Our second result is the construction of a link grammar dictionary for
English.  The goal we set for ourselves was to make a link grammar that can
distinguish, as accurately as possible, syntactically correct English
sentences from incorrect ones.  We chose a formal or newspaper-style
English as our model.  The result is a link grammar of roughly eight
hundred definitions (formulas) and 25000 words that captures many phenomena
of English grammar.  It handles:  noun-verb agreement, questions,
imperatives, complex and irregular verbs, many types of nouns, past- or
present-participles in noun phrases, commas, a variety of adjective types,
prepositions, adverbs, relative clauses, possessives, coordinating
conjunctions, unbounded dependencies, and many other things.

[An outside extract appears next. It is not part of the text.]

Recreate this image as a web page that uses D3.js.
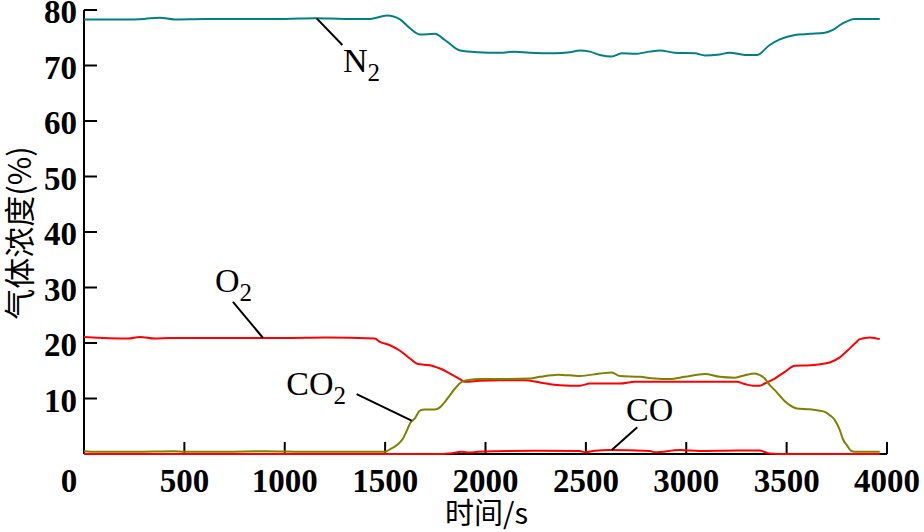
<!DOCTYPE html>
<html>
<head>
<meta charset="utf-8">
<script src="https://cdn.jsdelivr.net/npm/d3@7"></script>
<style>
  body { margin: 0; background: #fff; }
</style>
</head>
<body>
<div id="chart"></div>
<script>
// Gas concentration (%) against time (s).
var xTicks = [0, 500, 1000, 1500, 2000, 2500, 3000, 3500, 4000];
var yTicks = [10, 20, 30, 40, 50, 60, 70, 80];

var timeN2 = [0, 100, 200, 300, 378, 450, 600, 800, 1000, 1150, 1300, 1424, 1509, 1574, 1624, 1673, 1748, 1798,
  1873, 1962, 2072, 2146, 2221, 2346, 2420, 2470, 2520, 2570, 2629, 2679, 2744, 2819, 2869, 2943, 3043, 3093,
  3167, 3217, 3292, 3352, 3416, 3466, 3541, 3616, 3690, 3730, 3775, 3840, 3964];
var n2 = [78.3, 78.3, 78.3, 78.4, 78.6, 78.3, 78.4, 78.4, 78.4, 78.5, 78.4, 78.4, 79.0, 78.3, 76.7, 75.6, 75.7, 74.6,
  72.7, 72.4, 72.3, 72.5, 72.3, 72.2, 72.4, 72.7, 72.5, 71.9, 71.6, 72.2, 72.1, 72.5, 72.7, 72.3, 72.2, 71.8,
  72.0, 72.3, 71.9, 71.9, 73.7, 74.7, 75.5, 75.7, 75.9, 76.4, 77.5, 78.4, 78.4];

var timeO2 = [0, 219, 279, 354, 428, 700, 1000, 1200, 1449, 1474, 1524, 1574, 1624, 1663, 1723, 1773, 1823, 1873,
  1897, 1972, 2072, 2196, 2271, 2371, 2470, 2520, 2669, 2744, 2869, 3068, 3252, 3292, 3332, 3367, 3391, 3441,
  3491, 3541, 3616, 3715, 3765, 3805, 3840, 3865, 3914, 3964];
var o2 = [21.1, 20.8, 21.1, 20.8, 20.9, 20.9, 20.9, 21.0, 20.8, 20.2, 19.6, 18.6, 17.2, 16.2, 16.0, 15.4, 14.5, 13.5,
  13.0, 13.2, 13.3, 13.3, 12.9, 12.4, 12.3, 12.7, 12.7, 13.0, 13.0, 13.0, 13.0, 12.6, 12.3, 12.3, 12.7, 13.6,
  14.8, 15.9, 16.0, 16.5, 17.4, 18.7, 19.9, 20.7, 21.0, 20.7];

var timeCO2 = [0, 60, 250, 450, 500, 700, 900, 1100, 1300, 1499, 1524, 1559, 1589, 1609, 1624, 1648, 1673, 1698,
  1748, 1773, 1798, 1823, 1848, 1882, 1912, 1972, 2072, 2221, 2271, 2361, 2470, 2570, 2629, 2669, 2769, 2844,
  2918, 2993, 3093, 3167, 3242, 3292, 3342, 3367, 3391, 3416, 3441, 3466, 3491, 3516, 3551, 3616, 3665, 3690,
  3715, 3740, 3765, 3780, 3800, 3820, 3840, 3964];
var co2 = [0.5, 0.4, 0.4, 0.5, 0.4, 0.4, 0.5, 0.4, 0.4, 0.4, 0.85, 1.6, 2.8, 4.3, 5.5, 6.4, 7.8, 8.0,
  8.0, 8.4, 9.4, 10.6, 11.8, 13.0, 13.3, 13.5, 13.5, 13.6, 13.9, 14.3, 14.05, 14.5, 14.7, 14.05, 13.9, 13.6,
  13.5, 13.9, 14.4, 13.9, 13.75, 14.2, 14.5, 14.2, 13.6, 12.4, 11.5, 10.5, 9.5, 8.8, 8.2, 8.05, 7.8, 7.6,
  7.0, 6.1, 4.3, 2.7, 1.6, 0.6, 0.4, 0.4];

var timeCO = [0, 1000, 1788, 1823, 1882, 1922, 1962, 2261, 2470, 2495, 2545, 2619, 2819, 2844, 2968, 3068, 3252,
  3367, 3391, 3416, 3491, 3964];
var co = [0, 0, 0, 0.1, 0.4, 0.25, 0.4, 0.6, 0.55, 0.3, 0.6, 0.7, 0.55, 0.3, 0.7, 0.55, 0.65,
  0.65, 0.35, 0.1, 0, 0];

// gas labels with leader lines, anchored in data units (time, %)
var labels = [
  {main: "N", sub: "2", at: [1290, 68.8], from: [1159, 78.5], to: [1287, 73.7]},
  {main: "O", sub: "2", at: [652, 29.2], from: [742, 27.4], to: [892, 20.9]},
  {main: "CO", sub: "2", at: [1008, 10.6], from: [1358, 10.8], to: [1632, 6.0]},
  {main: "CO", sub: "", at: [2700, 5.9], from: [2756, 4.8], to: [2629, 0.7]}
];

var series = [
  {times: timeN2, values: n2, color: "#008080"},
  {times: timeO2, values: o2, color: "#ff0000"},
  {times: timeCO2, values: co2, color: "#808000"},
  {times: timeCO, values: co, color: "#ff0000"}
];

var margin = {top: 10, right: 37, bottom: 78, left: 84},
    width = 924 - margin.left - margin.right,
    height = 532 - margin.top - margin.bottom;

var svg = d3.select("#chart")
  .append("svg")
    .attr("width", 924)
    .attr("height", 532)
  .append("g")
    .attr("transform", "translate(" + margin.left + "," + margin.top + ")");

var x = d3.scaleLinear().domain([0, 4000]).range([0, width]);
var y = d3.scaleLinear().domain([0, 80]).range([height, 0]);

var tickFont = "'Liberation Serif', 'Times New Roman', serif";

// x axis, ticks point up into the plot
var gx = svg.append("g")
  .attr("class", "x-axis")
  .attr("transform", "translate(0," + height + ")")
  .call(d3.axisBottom(x).tickValues(xTicks).tickFormat(d3.format("d"))
    .tickSizeInner(-12).tickSizeOuter(0).tickPadding(15).offset(0));

// y axis, ticks point right into the plot
var gy = svg.append("g")
  .attr("class", "y-axis")
  .call(d3.axisLeft(y).tickValues(yTicks).tickFormat(d3.format("d"))
    .tickSizeInner(-13).tickSizeOuter(0).tickPadding(7).offset(0));

[gx, gy].forEach(function(g) {
  g.attr("font-family", tickFont).attr("font-size", 33).attr("font-weight", "bold");
  g.select(".domain").attr("stroke", "#000").attr("stroke-width", 2);
  g.selectAll(".tick line").attr("stroke", "#000").attr("stroke-width", 2);
  g.selectAll(".tick text").attr("fill", "#000");
});
gy.selectAll(".tick text").attr("dy", "0.4em");
// the 0 label sits left of the corner
gx.selectAll(".tick text").filter(function(d) { return d === 0; }).attr("x", -15);

// curves
var line = d3.line()
  .x(function(d) { return x(d[0]); })
  .y(function(d) { return y(d[1]); })
  .curve(d3.curveMonotoneX);

series.forEach(function(s) {
  svg.append("path")
    .datum(d3.zip(s.times, s.values))
    .attr("fill", "none")
    .attr("stroke", s.color)
    .attr("stroke-width", 2)
    .attr("d", line);
});

// gas labels
labels.forEach(function(l) {
  svg.append("line")
    .attr("x1", x(l.from[0])).attr("y1", y(l.from[1]))
    .attr("x2", x(l.to[0])).attr("y2", y(l.to[1]))
    .attr("stroke", "#000")
    .attr("stroke-width", 2);
  var t = svg.append("text")
    .attr("x", x(l.at[0]))
    .attr("y", y(l.at[1]))
    .attr("font-family", tickFont)
    .attr("font-size", 34)
    .text(l.main);
  if (l.sub) {
    t.append("tspan")
      .attr("font-size", 25)
      .attr("dy", 9)
      .text(l.sub);
  }
});

// axis titles
svg.append("text")
  .attr("x", width / 2 + 1)
  .attr("y", height + 70)
  .attr("text-anchor", "middle")
  .attr("font-family", "'Noto Sans CJK SC', sans-serif")
  .attr("font-size", 29)
  .text("时间/s");

svg.append("text")
  .attr("transform", "translate(" + (31 - margin.left) + "," + (233 - margin.top) + ") rotate(-90)")
  .attr("text-anchor", "middle")
  .attr("font-family", "'Noto Sans CJK SC', sans-serif")
  .attr("font-size", 31)
  .text("气体浓度(%)");
</script>
</body>
</html>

The third result described in this paper is a program for parsing with link
grammars.  The program reads in a dictionary (in a form very similar to the
table above) and will parse sentences according to the given grammar.  The
program does an exhaustive search -- it finds every way of parsing the
given sequence with the given link grammar.  It is based on our own O(n^3)
algorithm (n is the number of words in the sentence to be parsed).  The
program also makes use of several very effective data structures and
heuristics to speed up parsing.  The program is comfortably fast -- parsing
typical newspaper sentences in a few seconds on a modern workstation.